The women in the video are a pretty diverse group and have average bodies, no turbo-babes. (Bonnie Falbo, the instructor looks good, but not intimidatingly so). I'm guessing they were all upwards of 40, with one woman who was consistently using heavier weights than anyone else who was in her mid 60s. The weights they used ranged from 3 lbs up to 10 (I think that was the heaviest I saw.) During the seated and standing leg work, each exerciser (there were about 6) had a different kitchen chair, which was nice so that folks at home know you don't need the special patented "Strong Women Stay Young Chair" to do the video! The exercisers on screen were using *major* ankle weights! They didn't say, but I know the book advocates 20#! I strapped on 2 pairs of 5 lb ankle weights and could have gone heavier except on the abductions. I used my 10# dumbells for all of the dumbell exercises, but would probably go to 12# for bicep curls next time out.
While an advanced-ish exerciser like myself (I bought the tape for my mom) might not be overwhelmed, it is a solid beginning weight workout which allows lots of room for progress with the weights. There is no aerobics, no choreography. It's not a workout party, but it was ok. I think the ankle-weight work with the chairs would be especially good for someone who lacks the balance and strength to execute lunges and squats. I imagine this would be a very user-friendly workout for older women who have never strength trained before but don't want to join a gym and are intimidated by hardbodies. Although there are no male background exercisers, there's no reason why a man couldn't do this workout with good results.
Ordering information is available from www.strongwomen.com. There is a Strong Women Stay Slim video in the works as well.

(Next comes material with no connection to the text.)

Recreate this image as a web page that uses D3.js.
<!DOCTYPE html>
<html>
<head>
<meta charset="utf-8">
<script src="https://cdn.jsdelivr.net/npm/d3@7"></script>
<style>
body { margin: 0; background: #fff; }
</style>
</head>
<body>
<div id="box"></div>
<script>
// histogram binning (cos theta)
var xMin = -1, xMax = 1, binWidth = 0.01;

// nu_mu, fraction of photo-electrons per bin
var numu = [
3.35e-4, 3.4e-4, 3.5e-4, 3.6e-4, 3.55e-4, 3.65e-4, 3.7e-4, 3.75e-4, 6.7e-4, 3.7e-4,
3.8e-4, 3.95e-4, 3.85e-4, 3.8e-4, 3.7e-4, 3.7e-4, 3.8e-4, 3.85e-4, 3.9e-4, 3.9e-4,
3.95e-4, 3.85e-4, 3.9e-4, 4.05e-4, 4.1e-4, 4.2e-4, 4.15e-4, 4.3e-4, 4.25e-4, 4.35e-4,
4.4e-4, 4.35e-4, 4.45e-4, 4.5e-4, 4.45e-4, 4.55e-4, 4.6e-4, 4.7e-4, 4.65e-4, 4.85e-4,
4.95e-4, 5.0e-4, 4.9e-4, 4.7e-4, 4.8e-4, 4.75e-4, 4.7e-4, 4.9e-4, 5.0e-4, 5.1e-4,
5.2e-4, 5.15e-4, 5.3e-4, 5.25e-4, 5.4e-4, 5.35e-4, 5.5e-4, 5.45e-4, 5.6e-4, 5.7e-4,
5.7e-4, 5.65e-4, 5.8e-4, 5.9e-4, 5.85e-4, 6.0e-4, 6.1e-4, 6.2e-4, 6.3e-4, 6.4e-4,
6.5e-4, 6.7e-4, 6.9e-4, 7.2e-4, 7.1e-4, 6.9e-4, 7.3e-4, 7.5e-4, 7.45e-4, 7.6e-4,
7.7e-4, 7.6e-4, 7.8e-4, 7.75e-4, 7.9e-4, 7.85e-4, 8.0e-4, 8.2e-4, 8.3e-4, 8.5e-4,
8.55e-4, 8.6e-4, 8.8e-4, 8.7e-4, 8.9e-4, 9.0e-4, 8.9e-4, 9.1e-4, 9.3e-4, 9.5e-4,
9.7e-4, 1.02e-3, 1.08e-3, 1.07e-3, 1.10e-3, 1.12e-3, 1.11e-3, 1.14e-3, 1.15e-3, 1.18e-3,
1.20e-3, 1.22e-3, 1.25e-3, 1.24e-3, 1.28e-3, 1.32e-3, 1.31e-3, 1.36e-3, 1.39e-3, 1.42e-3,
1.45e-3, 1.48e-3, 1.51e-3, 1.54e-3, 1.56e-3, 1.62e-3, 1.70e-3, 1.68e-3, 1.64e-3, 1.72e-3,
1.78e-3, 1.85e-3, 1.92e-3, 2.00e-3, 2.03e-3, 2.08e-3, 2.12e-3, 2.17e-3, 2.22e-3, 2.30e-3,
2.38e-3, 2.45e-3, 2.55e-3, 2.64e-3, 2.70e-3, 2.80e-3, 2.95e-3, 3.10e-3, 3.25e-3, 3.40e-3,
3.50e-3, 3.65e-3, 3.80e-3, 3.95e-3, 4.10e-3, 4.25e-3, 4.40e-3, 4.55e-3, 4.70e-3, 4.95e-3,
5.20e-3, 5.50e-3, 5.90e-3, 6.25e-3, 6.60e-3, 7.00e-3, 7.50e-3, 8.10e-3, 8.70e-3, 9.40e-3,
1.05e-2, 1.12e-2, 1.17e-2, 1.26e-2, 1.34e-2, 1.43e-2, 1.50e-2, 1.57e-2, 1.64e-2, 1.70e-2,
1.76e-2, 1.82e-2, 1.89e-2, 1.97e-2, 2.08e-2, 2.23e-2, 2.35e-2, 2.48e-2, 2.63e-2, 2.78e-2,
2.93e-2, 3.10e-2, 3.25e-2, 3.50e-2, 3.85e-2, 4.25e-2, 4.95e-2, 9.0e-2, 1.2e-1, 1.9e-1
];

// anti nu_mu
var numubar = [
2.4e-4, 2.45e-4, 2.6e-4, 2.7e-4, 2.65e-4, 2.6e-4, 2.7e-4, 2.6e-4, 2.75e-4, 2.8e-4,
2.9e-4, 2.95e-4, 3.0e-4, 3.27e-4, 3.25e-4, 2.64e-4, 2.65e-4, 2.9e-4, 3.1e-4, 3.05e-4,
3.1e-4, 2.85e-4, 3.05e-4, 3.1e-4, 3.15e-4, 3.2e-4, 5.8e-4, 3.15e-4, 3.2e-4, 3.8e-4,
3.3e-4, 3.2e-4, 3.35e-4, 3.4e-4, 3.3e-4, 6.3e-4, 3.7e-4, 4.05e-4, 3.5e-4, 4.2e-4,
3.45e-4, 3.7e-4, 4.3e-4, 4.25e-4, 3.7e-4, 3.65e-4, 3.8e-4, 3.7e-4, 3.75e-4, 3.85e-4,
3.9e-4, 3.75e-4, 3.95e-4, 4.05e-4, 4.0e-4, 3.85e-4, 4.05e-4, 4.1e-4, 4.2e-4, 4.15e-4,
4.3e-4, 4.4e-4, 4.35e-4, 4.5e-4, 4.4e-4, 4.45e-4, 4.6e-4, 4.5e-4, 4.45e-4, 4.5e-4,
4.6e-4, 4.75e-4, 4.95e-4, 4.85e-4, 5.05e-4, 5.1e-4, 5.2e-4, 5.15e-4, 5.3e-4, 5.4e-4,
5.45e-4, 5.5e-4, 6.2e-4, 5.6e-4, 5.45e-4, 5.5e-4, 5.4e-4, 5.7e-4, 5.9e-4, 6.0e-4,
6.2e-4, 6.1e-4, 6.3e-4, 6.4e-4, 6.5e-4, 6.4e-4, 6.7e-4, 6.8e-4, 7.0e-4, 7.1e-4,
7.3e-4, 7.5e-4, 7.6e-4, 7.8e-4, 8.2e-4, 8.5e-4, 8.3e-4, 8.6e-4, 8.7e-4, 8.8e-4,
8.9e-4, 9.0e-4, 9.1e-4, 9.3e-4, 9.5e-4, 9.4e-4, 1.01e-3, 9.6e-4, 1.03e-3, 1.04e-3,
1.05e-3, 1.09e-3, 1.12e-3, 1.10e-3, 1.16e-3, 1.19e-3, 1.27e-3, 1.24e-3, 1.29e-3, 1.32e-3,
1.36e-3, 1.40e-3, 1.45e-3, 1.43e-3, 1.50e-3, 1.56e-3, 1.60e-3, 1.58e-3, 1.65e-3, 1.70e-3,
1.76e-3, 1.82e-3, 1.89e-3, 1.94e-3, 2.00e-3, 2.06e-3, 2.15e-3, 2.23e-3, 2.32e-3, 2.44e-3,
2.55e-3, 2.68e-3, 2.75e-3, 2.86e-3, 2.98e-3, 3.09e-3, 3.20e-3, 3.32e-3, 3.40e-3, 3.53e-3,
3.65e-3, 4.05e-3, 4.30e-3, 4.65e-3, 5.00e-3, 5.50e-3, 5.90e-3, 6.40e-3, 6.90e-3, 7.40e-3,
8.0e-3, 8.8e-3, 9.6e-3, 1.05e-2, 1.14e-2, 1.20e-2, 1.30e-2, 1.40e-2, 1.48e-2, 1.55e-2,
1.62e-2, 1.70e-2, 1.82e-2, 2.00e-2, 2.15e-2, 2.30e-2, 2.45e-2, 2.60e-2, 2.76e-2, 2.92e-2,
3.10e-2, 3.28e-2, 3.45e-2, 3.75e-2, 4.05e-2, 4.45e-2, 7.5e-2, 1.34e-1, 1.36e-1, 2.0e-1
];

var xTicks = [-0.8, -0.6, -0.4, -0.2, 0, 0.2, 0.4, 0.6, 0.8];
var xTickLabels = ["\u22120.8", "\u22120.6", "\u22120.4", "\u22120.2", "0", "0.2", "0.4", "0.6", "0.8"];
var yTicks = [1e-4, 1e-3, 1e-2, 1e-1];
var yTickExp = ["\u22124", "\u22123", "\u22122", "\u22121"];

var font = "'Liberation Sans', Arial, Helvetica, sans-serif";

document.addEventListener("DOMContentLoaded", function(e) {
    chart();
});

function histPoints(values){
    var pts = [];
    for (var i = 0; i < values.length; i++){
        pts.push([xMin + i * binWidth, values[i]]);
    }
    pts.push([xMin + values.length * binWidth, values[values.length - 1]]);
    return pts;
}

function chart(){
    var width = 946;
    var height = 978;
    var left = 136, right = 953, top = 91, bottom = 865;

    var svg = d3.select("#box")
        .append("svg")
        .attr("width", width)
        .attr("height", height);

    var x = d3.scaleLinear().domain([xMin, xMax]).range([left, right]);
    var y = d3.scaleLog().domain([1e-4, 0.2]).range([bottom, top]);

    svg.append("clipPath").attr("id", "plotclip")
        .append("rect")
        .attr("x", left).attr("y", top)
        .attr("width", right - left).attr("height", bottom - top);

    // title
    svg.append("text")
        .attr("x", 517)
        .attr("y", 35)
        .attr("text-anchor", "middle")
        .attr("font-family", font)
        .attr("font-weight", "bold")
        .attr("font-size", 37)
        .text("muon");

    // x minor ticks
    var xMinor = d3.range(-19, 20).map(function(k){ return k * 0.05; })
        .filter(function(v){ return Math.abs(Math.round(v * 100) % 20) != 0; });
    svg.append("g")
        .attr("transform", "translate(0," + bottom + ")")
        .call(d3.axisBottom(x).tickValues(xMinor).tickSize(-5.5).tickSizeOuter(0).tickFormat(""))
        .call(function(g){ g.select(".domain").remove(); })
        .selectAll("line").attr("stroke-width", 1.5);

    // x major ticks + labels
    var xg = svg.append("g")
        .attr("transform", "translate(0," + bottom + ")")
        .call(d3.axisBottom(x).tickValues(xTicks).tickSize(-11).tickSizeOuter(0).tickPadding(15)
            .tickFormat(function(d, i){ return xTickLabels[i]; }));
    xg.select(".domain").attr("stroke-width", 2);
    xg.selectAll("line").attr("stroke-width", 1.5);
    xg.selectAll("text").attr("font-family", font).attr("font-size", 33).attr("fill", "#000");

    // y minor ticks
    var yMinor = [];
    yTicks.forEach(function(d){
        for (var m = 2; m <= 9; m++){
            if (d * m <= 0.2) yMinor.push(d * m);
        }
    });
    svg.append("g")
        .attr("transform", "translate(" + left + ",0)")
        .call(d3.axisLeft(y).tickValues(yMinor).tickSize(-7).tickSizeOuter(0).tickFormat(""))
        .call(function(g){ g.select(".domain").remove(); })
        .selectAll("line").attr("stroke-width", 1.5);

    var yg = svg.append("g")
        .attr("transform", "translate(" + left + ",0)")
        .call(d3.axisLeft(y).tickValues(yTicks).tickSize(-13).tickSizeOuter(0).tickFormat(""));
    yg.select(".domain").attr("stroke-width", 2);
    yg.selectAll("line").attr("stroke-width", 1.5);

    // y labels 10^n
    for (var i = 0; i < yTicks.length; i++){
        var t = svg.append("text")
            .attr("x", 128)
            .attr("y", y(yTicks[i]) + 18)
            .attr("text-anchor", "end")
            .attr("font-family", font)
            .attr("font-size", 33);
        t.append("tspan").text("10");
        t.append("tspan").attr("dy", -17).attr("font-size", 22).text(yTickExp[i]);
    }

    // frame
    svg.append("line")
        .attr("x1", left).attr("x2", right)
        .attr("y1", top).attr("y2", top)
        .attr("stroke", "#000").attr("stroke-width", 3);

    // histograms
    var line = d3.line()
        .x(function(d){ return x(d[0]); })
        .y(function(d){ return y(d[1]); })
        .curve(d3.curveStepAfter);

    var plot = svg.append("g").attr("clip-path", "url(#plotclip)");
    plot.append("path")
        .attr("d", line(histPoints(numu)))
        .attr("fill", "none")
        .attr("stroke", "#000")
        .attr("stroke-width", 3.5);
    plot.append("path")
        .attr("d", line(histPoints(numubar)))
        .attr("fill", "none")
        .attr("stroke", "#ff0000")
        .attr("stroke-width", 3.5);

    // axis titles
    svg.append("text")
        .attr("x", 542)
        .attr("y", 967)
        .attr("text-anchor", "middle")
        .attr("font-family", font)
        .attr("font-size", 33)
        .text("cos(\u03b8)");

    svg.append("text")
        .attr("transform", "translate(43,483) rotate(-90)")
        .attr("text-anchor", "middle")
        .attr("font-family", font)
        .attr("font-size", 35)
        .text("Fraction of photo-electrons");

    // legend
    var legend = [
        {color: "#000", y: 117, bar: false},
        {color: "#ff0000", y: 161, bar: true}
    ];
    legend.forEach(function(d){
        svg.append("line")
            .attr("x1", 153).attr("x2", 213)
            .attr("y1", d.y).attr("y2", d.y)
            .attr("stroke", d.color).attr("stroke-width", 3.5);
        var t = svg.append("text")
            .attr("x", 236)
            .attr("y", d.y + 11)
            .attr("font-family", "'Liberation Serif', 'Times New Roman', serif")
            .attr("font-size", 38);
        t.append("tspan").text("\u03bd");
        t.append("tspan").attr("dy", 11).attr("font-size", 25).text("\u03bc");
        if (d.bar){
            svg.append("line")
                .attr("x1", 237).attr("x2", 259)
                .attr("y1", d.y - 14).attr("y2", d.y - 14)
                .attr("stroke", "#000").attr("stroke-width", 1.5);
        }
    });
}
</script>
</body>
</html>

The major differences between the workouts (as listed in the books)are that the "Young" workout advocates working out twice a week, and the "Slim" workout advocates working out 3 times a week, and includes different exercises (no ankle weights, the addition of bent rows and delt raises, and something else, I think.)
Bonnie Falbo is very encouraging, and gives good form pointers during the video, going from student to student and helping them improve their form.